Progress In Process

by Dale Andrews on November 29th, 2010

Twenty-one years seems like an awfully long time to become an adult. Full adult­hood is really closer to thirty-five. A per­son spends half a life­time get­ting into the game. That seems like a real waste. You don’t really catch what is going on until you are fifty. By the time you are sixty you have about fig­ured out the game of life and its cycles. When you hit sev­enty you can phi­los­o­phize about it. You finally mas­ter it and it is over. You die.

The rea­son that seems a lit­tle grim is that it is based on com­mon myths. One of those myths is that this is the one and only world — the myth that it all begins and ends on planet earth. Another myth is that of progress. Yes, you go through devel­op­men­tal stages. The lit­tle girl that makes mud pies even­tu­ally makes a Ger­man Choco­late Cake. Mod­ern and Post­mod­ern peo­ple are forward-looking at the expense of see­ing that per­fec­tion is at birth. Pure faith is dur­ing child­hood. Our purest essence is before we go out into the world.

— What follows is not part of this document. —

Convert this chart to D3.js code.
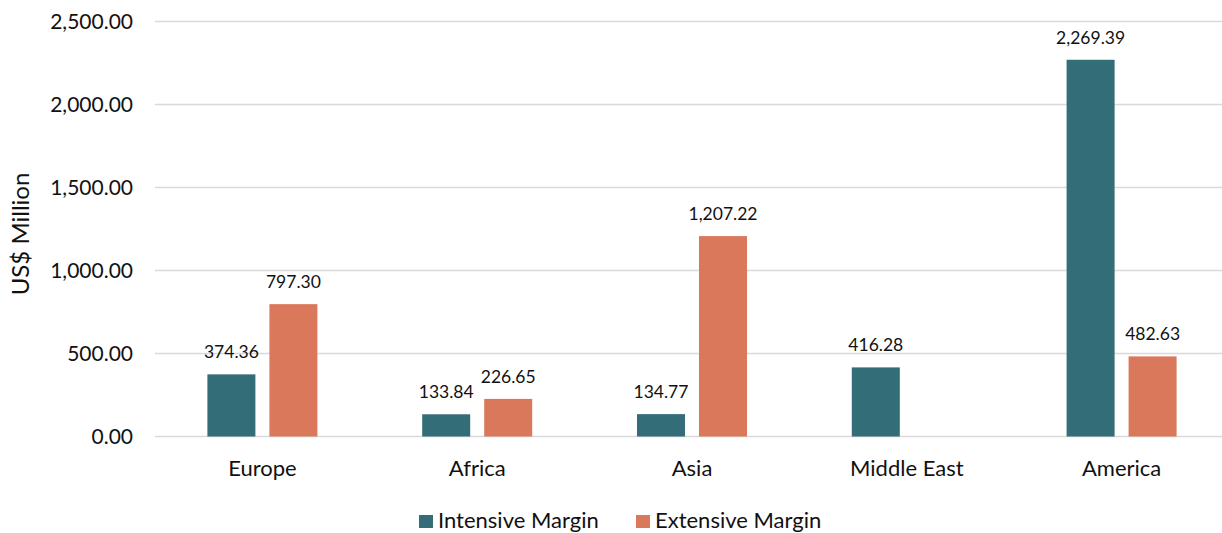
<!DOCTYPE html>
<html>
<head>
<meta charset="utf-8">
<script src="https://cdn.jsdelivr.net/npm/d3@7"></script>
<style>
  html, body { margin: 0; padding: 0; background: #fff; }
  svg { display: block; font-family: Lato, "Open Sans", sans-serif; }
</style>
</head>
<body>
<svg id="chart" width="1222" height="533"></svg>
<script>
// Regions and the two margin series (US$ million)
const regions = ["Europe", "Africa", "Asia", "Middle East", "America"];
const seriesNames = ["Intensive Margin", "Extensive Margin"];
const intensiveMargin = [374.36, 133.84, 134.77, 416.28, 2269.39];
const extensiveMargin = [797.30, 226.65, 1207.22, null, 482.63];
const yTicks = [0, 500, 1000, 1500, 2000, 2500];
const colors = ["#336d78", "#d9785a"];

const svg = d3.select("#chart");

const x0 = d3.scaleBand().domain(regions).range([155, 1229]).paddingInner(0).paddingOuter(0);
const x1 = d3.scaleBand().domain(seriesNames).range([0, x0.bandwidth()]).paddingInner(0.226).paddingOuter(0.845);
const y = d3.scaleLinear().domain([0, 2500]).range([436.5, 21.5]);

const fmt = d3.format(",.2f");

// Horizontal gridlines + y tick labels
const yAxis = d3.axisLeft(y).tickValues(yTicks).tickFormat(fmt).tickSize(0).tickPadding(22);
const gy = svg.append("g").attr("transform", "translate(155,0)").call(yAxis);
gy.select(".domain").remove();
gy.selectAll("text").attr("font-size", 21).attr("fill", "#111").attr("font-family", "Lato, sans-serif");

svg.append("g").selectAll("line").data(yTicks).join("line")
  .attr("x1", 155).attr("x2", 1222)
  .attr("y1", d => y(d)).attr("y2", d => y(d))
  .attr("stroke", "#d9d9d9").attr("stroke-width", 1.6);

// Bars
const rows = regions.map((r, i) => ({ region: r, values: [intensiveMargin[i], extensiveMargin[i]] }));
const groups = svg.append("g").selectAll("g").data(rows).join("g")
  .attr("transform", d => `translate(${x0(d.region)},0)`);

const cells = groups.selectAll("g.cell")
  .data(d => d.values.map((v, j) => ({ name: seriesNames[j], value: v, j })).filter(c => c.value != null))
  .join("g").attr("class", "cell");

cells.append("rect")
  .attr("x", d => x1(d.name))
  .attr("width", x1.bandwidth())
  .attr("y", d => y(d.value))
  .attr("height", d => y(0) - y(d.value))
  .attr("fill", d => colors[d.j]);

cells.append("text")
  .attr("x", d => x1(d.name) + x1.bandwidth() / 2)
  .attr("y", d => y(d.value) - 16)
  .attr("text-anchor", "middle")
  .attr("font-size", 17.5)
  .attr("fill", "#111")
  .text(d => fmt(d.value));

// Category axis labels
const xAxis = d3.axisBottom(x0).tickSize(0).tickPadding(24);
const gx = svg.append("g").attr("transform", `translate(0,${y(0)})`).call(xAxis);
gx.select(".domain").remove();
gx.selectAll("text").attr("font-size", 22).attr("fill", "#111").attr("font-family", "Lato, sans-serif");

// Y axis title
svg.append("text")
  .attr("transform", "translate(29,234) rotate(-90)")
  .attr("text-anchor", "middle")
  .attr("font-size", 24)
  .attr("fill", "#111")
  .text("US$ Million");

// Legend
const legendX = [419, 636];
const legend = svg.append("g").selectAll("g").data(seriesNames).join("g")
  .attr("transform", (d, i) => `translate(${legendX[i]},515)`);
legend.append("rect").attr("width", 14).attr("height", 13).attr("fill", (d, i) => colors[i]);
legend.append("text").attr("x", 19).attr("y", 13)
  .attr("font-size", 22).attr("fill", "#111").text(d => d);
</script>
</body>
</html>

Unless you become like lit­tle chil­dren you will not enter the king­dom…” are the haunt­ing words of Jesus, spo­ken to adults that despised child­hood and wor­shipped adult spir­i­tual demise. We have the process back­wards. It is the inno­cence of the child, not the ways of the world that serve us best. Heaven is more the child inside than the man­sion in the sky. Devel­op­men­tal myths are tainted by our tech­no­logic world. We do not go from sim­ple to com­plex as much as we go from pure to cor­rupt. The body begins to turn on you about half-way through life. Ever notice that there just are not many sev­enty year old pro­fes­sional foot­ball play­ers still on the field?

The progress in process that lasts for­ever may just be the exact oppo­site of what you think is hap­pen­ing. It is no acci­dent that those liv­ing the longest seem to regress back to child­hood. The end is the begin­ning. The road between is a loop. Per­fec­tion is some­thing we have along. It appears to dis­ap­pear and then reap­pear. We live from trust to trust. Inde­pen­dence is the illu­sion between two states of helplessness.

Who you are right now, deep down inside, before you ever learned to read waits patiently while you learn some lessons from life. Don’t be sur­prised, after you die, that you sud­denly feel like a child again. The process in progress is really a progress in process. We are for­ever chil­dren loved by an eter­nal heav­enly parent.